■ INSTRUCTION: Repeat the data below exactly, dropping any pictures it holds.

■ PROVIDED MATERIAL:

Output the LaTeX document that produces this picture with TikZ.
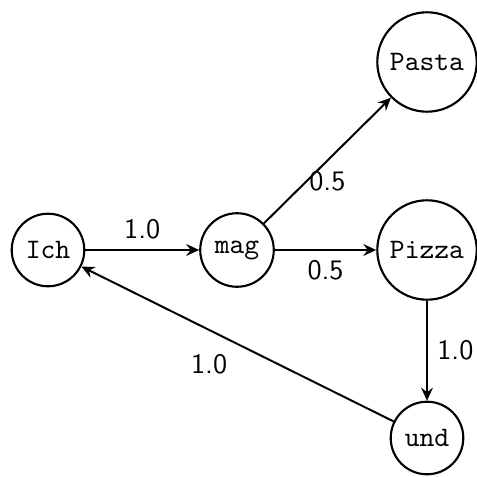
\documentclass[tikz,border=0pt]{standalone}
\usetikzlibrary{arrows.meta}
\begin{document}
\begin{tikzpicture}[x=0.3546pt,y=-0.3546pt,
  state/.style={circle,draw,line width=0.75pt,font=\ttfamily},
  edge/.style={line width=0.7pt,-{Stealth[length=4.6pt,width=4.2pt,inset=1.6pt]}},
  lbl/.style={font=\sffamily}]
\useasboundingbox (0,0) rectangle (477,477);
\node[state] (ich) at (48,250) {Ich};
\node[state] (mag) at (237,250) {mag};
\node[state] (pasta) at (427,62) {Pasta};
\node[state] (pizza) at (427,250) {Pizza};
\node[state] (und) at (427,438) {und};
\draw[edge] (ich) -- node[lbl,above] {1.0} (mag);
\draw[edge] (mag) -- node[lbl,below] {0.5} (pasta);
\draw[edge] (mag) -- node[lbl,below] {0.5} (pizza);
\draw[edge] (pizza) -- node[lbl,right] {1.0} (und);
\draw[edge] (und) -- node[lbl,below left] {1.0} (ich);
\end{tikzpicture}
\end{document}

■ WRITTEN SOLUTION:
Output the LaTeX document that produces this picture with TikZ.
\documentclass[tikz,border=0pt]{standalone}
\usetikzlibrary{arrows.meta}
\begin{document}
\begin{tikzpicture}[x=0.3546pt,y=-0.3546pt,
  state/.style={circle,draw,line width=0.75pt,font=\ttfamily},
  edge/.style={line width=0.7pt,-{Stealth[length=4.6pt,width=4.2pt,inset=1.6pt]}},
  lbl/.style={font=\sffamily}]
\useasboundingbox (0,0) rectangle (477,477);
\node[state] (ich) at (48,250) {Ich};
\node[state] (mag) at (237,250) {mag};
\node[state] (pasta) at (427,62) {Pasta};
\node[state] (pizza) at (427,250) {Pizza};
\node[state] (und) at (427,438) {und};
\draw[edge] (ich) -- node[lbl,above] {1.0} (mag);
\draw[edge] (mag) -- node[lbl,below] {0.5} (pasta);
\draw[edge] (mag) -- node[lbl,below] {0.5} (pizza);
\draw[edge] (pizza) -- node[lbl,right] {1.0} (und);
\draw[edge] (und) -- node[lbl,below left] {1.0} (ich);
\end{tikzpicture}
\end{document}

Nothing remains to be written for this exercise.